Your objective:
All of the lines below are to be transcribed faithfully, with pictures excluded from the copy.
━━ Source data
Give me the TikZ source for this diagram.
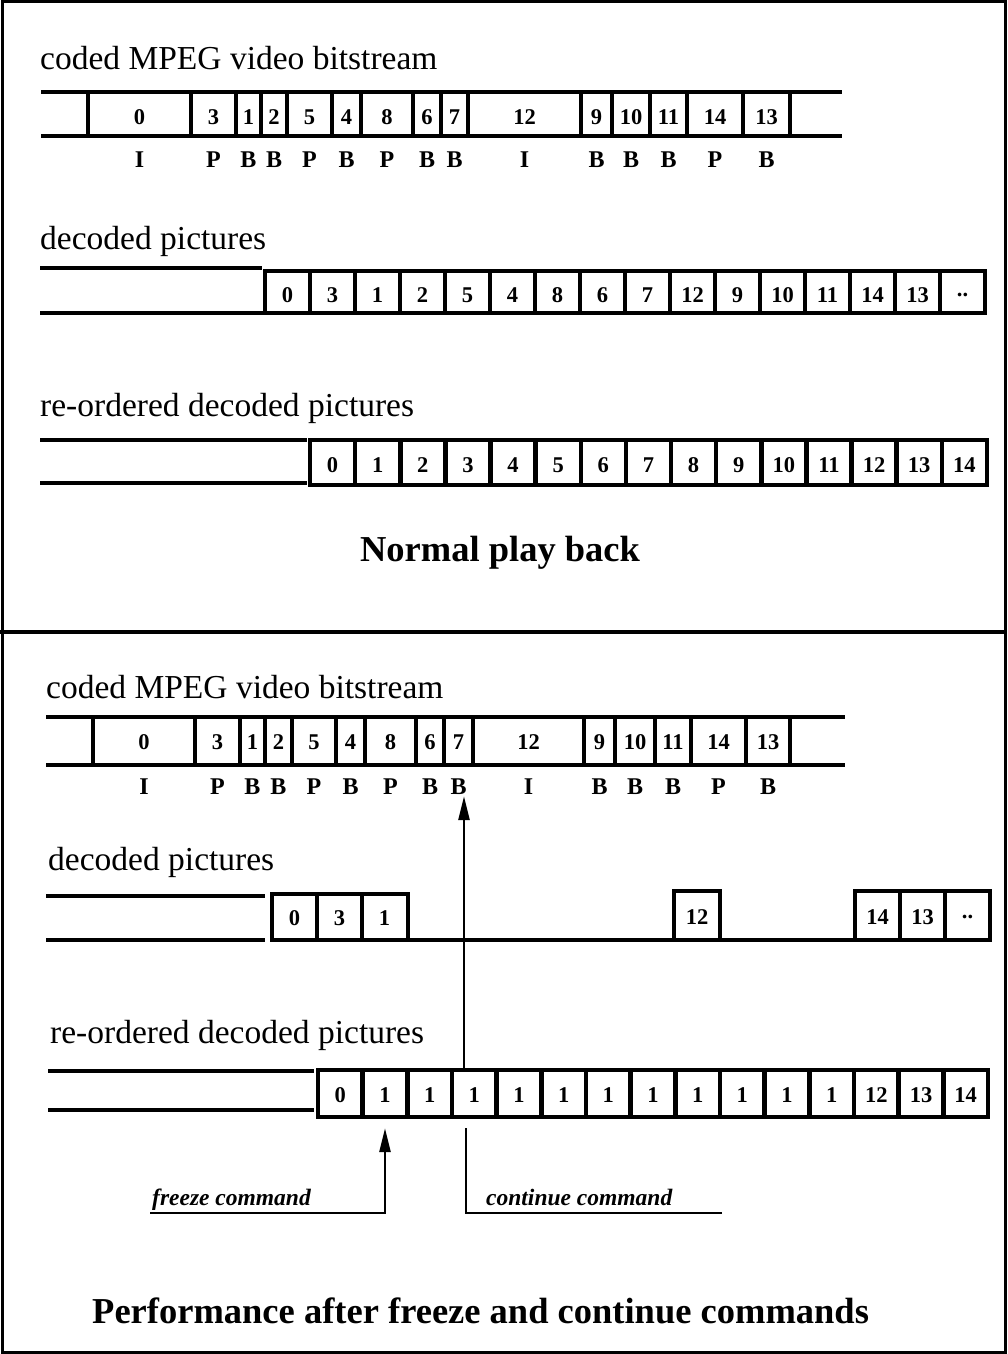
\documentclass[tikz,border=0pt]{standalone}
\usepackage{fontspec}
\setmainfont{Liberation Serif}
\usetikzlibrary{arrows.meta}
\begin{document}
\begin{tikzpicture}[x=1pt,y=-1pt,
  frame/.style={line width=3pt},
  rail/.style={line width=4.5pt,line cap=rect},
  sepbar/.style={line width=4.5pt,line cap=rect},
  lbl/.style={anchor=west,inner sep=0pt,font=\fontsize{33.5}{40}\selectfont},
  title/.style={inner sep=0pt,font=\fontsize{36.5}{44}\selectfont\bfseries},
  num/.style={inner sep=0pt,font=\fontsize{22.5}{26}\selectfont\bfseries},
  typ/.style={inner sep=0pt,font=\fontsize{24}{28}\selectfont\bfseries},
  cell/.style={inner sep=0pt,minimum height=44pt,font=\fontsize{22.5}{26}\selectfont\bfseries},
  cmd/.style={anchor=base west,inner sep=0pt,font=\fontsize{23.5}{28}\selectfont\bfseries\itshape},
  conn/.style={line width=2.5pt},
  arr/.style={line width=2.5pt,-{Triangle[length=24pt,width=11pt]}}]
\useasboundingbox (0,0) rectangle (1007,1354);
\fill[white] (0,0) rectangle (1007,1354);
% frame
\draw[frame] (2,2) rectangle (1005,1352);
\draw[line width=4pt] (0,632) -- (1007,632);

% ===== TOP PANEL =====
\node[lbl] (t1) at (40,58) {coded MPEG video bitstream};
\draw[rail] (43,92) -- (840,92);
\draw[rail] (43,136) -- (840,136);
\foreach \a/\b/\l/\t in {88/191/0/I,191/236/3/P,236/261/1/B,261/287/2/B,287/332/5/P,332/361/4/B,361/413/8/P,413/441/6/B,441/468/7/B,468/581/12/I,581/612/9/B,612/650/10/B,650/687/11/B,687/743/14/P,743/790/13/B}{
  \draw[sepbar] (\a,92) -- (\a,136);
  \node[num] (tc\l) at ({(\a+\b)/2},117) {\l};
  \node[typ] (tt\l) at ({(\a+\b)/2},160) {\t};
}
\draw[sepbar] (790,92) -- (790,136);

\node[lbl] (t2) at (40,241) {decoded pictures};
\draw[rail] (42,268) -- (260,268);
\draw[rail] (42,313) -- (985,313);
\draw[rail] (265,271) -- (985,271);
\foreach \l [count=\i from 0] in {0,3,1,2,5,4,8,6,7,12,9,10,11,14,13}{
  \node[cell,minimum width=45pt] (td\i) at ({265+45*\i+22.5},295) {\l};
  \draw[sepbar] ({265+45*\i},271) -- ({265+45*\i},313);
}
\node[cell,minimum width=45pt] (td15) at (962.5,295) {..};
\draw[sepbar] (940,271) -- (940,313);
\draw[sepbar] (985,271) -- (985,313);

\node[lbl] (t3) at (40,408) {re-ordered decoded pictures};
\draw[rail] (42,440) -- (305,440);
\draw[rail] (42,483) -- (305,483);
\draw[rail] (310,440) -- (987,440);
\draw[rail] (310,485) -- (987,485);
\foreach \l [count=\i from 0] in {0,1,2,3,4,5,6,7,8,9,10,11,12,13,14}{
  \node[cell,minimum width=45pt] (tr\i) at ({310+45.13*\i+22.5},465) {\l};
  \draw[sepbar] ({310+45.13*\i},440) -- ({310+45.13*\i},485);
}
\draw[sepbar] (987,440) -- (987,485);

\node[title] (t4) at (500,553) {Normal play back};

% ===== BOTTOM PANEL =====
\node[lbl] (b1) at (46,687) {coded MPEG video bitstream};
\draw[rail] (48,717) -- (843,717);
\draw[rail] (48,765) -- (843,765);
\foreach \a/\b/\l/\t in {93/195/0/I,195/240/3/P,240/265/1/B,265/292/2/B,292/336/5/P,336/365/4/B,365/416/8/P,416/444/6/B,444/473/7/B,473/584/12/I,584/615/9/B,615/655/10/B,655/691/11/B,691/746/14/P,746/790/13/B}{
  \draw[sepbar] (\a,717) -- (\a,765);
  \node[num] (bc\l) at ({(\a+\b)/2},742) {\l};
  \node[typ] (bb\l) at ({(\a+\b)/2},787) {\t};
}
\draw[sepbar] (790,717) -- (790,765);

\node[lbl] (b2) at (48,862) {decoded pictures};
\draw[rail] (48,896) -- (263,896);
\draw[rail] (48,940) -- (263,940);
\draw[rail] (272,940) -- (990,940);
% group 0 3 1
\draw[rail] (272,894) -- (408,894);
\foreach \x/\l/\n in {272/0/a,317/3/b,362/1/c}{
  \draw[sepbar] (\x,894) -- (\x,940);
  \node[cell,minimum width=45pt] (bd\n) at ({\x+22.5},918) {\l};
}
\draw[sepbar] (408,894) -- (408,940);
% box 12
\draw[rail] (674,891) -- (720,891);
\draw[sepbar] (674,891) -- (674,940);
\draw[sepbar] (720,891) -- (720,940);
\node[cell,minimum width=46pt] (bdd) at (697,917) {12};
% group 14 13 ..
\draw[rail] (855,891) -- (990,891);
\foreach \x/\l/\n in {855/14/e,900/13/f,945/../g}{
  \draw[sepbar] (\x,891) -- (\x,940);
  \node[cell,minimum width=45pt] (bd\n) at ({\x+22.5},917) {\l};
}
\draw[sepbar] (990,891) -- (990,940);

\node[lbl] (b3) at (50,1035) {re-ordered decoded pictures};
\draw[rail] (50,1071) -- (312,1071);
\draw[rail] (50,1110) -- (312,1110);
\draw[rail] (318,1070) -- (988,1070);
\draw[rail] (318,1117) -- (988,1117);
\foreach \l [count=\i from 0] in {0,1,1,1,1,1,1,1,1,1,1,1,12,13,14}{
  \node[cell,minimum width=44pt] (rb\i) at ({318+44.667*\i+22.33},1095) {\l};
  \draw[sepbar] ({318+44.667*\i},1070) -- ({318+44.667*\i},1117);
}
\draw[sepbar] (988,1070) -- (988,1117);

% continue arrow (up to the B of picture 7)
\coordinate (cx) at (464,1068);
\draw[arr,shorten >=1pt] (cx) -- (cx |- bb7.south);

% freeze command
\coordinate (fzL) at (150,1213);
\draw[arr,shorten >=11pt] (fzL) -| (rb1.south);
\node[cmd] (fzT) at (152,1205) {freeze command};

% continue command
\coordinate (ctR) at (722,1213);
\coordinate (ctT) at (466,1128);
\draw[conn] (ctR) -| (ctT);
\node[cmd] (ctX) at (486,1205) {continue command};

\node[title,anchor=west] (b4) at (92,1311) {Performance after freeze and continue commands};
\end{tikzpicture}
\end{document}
━━━━
Full output:
Give me the TikZ source for this diagram.
\documentclass[tikz,border=0pt]{standalone}
\usepackage{fontspec}
\setmainfont{Liberation Serif}
\usetikzlibrary{arrows.meta}
\begin{document}
\begin{tikzpicture}[x=1pt,y=-1pt,
  frame/.style={line width=3pt},
  rail/.style={line width=4.5pt,line cap=rect},
  sepbar/.style={line width=4.5pt,line cap=rect},
  lbl/.style={anchor=west,inner sep=0pt,font=\fontsize{33.5}{40}\selectfont},
  title/.style={inner sep=0pt,font=\fontsize{36.5}{44}\selectfont\bfseries},
  num/.style={inner sep=0pt,font=\fontsize{22.5}{26}\selectfont\bfseries},
  typ/.style={inner sep=0pt,font=\fontsize{24}{28}\selectfont\bfseries},
  cell/.style={inner sep=0pt,minimum height=44pt,font=\fontsize{22.5}{26}\selectfont\bfseries},
  cmd/.style={anchor=base west,inner sep=0pt,font=\fontsize{23.5}{28}\selectfont\bfseries\itshape},
  conn/.style={line width=2.5pt},
  arr/.style={line width=2.5pt,-{Triangle[length=24pt,width=11pt]}}]
\useasboundingbox (0,0) rectangle (1007,1354);
\fill[white] (0,0) rectangle (1007,1354);
% frame
\draw[frame] (2,2) rectangle (1005,1352);
\draw[line width=4pt] (0,632) -- (1007,632);

% ===== TOP PANEL =====
\node[lbl] (t1) at (40,58) {coded MPEG video bitstream};
\draw[rail] (43,92) -- (840,92);
\draw[rail] (43,136) -- (840,136);
\foreach \a/\b/\l/\t in {88/191/0/I,191/236/3/P,236/261/1/B,261/287/2/B,287/332/5/P,332/361/4/B,361/413/8/P,413/441/6/B,441/468/7/B,468/581/12/I,581/612/9/B,612/650/10/B,650/687/11/B,687/743/14/P,743/790/13/B}{
  \draw[sepbar] (\a,92) -- (\a,136);
  \node[num] (tc\l) at ({(\a+\b)/2},117) {\l};
  \node[typ] (tt\l) at ({(\a+\b)/2},160) {\t};
}
\draw[sepbar] (790,92) -- (790,136);

\node[lbl] (t2) at (40,241) {decoded pictures};
\draw[rail] (42,268) -- (260,268);
\draw[rail] (42,313) -- (985,313);
\draw[rail] (265,271) -- (985,271);
\foreach \l [count=\i from 0] in {0,3,1,2,5,4,8,6,7,12,9,10,11,14,13}{
  \node[cell,minimum width=45pt] (td\i) at ({265+45*\i+22.5},295) {\l};
  \draw[sepbar] ({265+45*\i},271) -- ({265+45*\i},313);
}
\node[cell,minimum width=45pt] (td15) at (962.5,295) {..};
\draw[sepbar] (940,271) -- (940,313);
\draw[sepbar] (985,271) -- (985,313);

\node[lbl] (t3) at (40,408) {re-ordered decoded pictures};
\draw[rail] (42,440) -- (305,440);
\draw[rail] (42,483) -- (305,483);
\draw[rail] (310,440) -- (987,440);
\draw[rail] (310,485) -- (987,485);
\foreach \l [count=\i from 0] in {0,1,2,3,4,5,6,7,8,9,10,11,12,13,14}{
  \node[cell,minimum width=45pt] (tr\i) at ({310+45.13*\i+22.5},465) {\l};
  \draw[sepbar] ({310+45.13*\i},440) -- ({310+45.13*\i},485);
}
\draw[sepbar] (987,440) -- (987,485);

\node[title] (t4) at (500,553) {Normal play back};

% ===== BOTTOM PANEL =====
\node[lbl] (b1) at (46,687) {coded MPEG video bitstream};
\draw[rail] (48,717) -- (843,717);
\draw[rail] (48,765) -- (843,765);
\foreach \a/\b/\l/\t in {93/195/0/I,195/240/3/P,240/265/1/B,265/292/2/B,292/336/5/P,336/365/4/B,365/416/8/P,416/444/6/B,444/473/7/B,473/584/12/I,584/615/9/B,615/655/10/B,655/691/11/B,691/746/14/P,746/790/13/B}{
  \draw[sepbar] (\a,717) -- (\a,765);
  \node[num] (bc\l) at ({(\a+\b)/2},742) {\l};
  \node[typ] (bb\l) at ({(\a+\b)/2},787) {\t};
}
\draw[sepbar] (790,717) -- (790,765);

\node[lbl] (b2) at (48,862) {decoded pictures};
\draw[rail] (48,896) -- (263,896);
\draw[rail] (48,940) -- (263,940);
\draw[rail] (272,940) -- (990,940);
% group 0 3 1
\draw[rail] (272,894) -- (408,894);
\foreach \x/\l/\n in {272/0/a,317/3/b,362/1/c}{
  \draw[sepbar] (\x,894) -- (\x,940);
  \node[cell,minimum width=45pt] (bd\n) at ({\x+22.5},918) {\l};
}
\draw[sepbar] (408,894) -- (408,940);
% box 12
\draw[rail] (674,891) -- (720,891);
\draw[sepbar] (674,891) -- (674,940);
\draw[sepbar] (720,891) -- (720,940);
\node[cell,minimum width=46pt] (bdd) at (697,917) {12};
% group 14 13 ..
\draw[rail] (855,891) -- (990,891);
\foreach \x/\l/\n in {855/14/e,900/13/f,945/../g}{
  \draw[sepbar] (\x,891) -- (\x,940);
  \node[cell,minimum width=45pt] (bd\n) at ({\x+22.5},917) {\l};
}
\draw[sepbar] (990,891) -- (990,940);

\node[lbl] (b3) at (50,1035) {re-ordered decoded pictures};
\draw[rail] (50,1071) -- (312,1071);
\draw[rail] (50,1110) -- (312,1110);
\draw[rail] (318,1070) -- (988,1070);
\draw[rail] (318,1117) -- (988,1117);
\foreach \l [count=\i from 0] in {0,1,1,1,1,1,1,1,1,1,1,1,12,13,14}{
  \node[cell,minimum width=44pt] (rb\i) at ({318+44.667*\i+22.33},1095) {\l};
  \draw[sepbar] ({318+44.667*\i},1070) -- ({318+44.667*\i},1117);
}
\draw[sepbar] (988,1070) -- (988,1117);

% continue arrow (up to the B of picture 7)
\coordinate (cx) at (464,1068);
\draw[arr,shorten >=1pt] (cx) -- (cx |- bb7.south);

% freeze command
\coordinate (fzL) at (150,1213);
\draw[arr,shorten >=11pt] (fzL) -| (rb1.south);
\node[cmd] (fzT) at (152,1205) {freeze command};

% continue command
\coordinate (ctR) at (722,1213);
\coordinate (ctT) at (466,1128);
\draw[conn] (ctR) -| (ctT);
\node[cmd] (ctX) at (486,1205) {continue command};

\node[title,anchor=west] (b4) at (92,1311) {Performance after freeze and continue commands};
\end{tikzpicture}
\end{document}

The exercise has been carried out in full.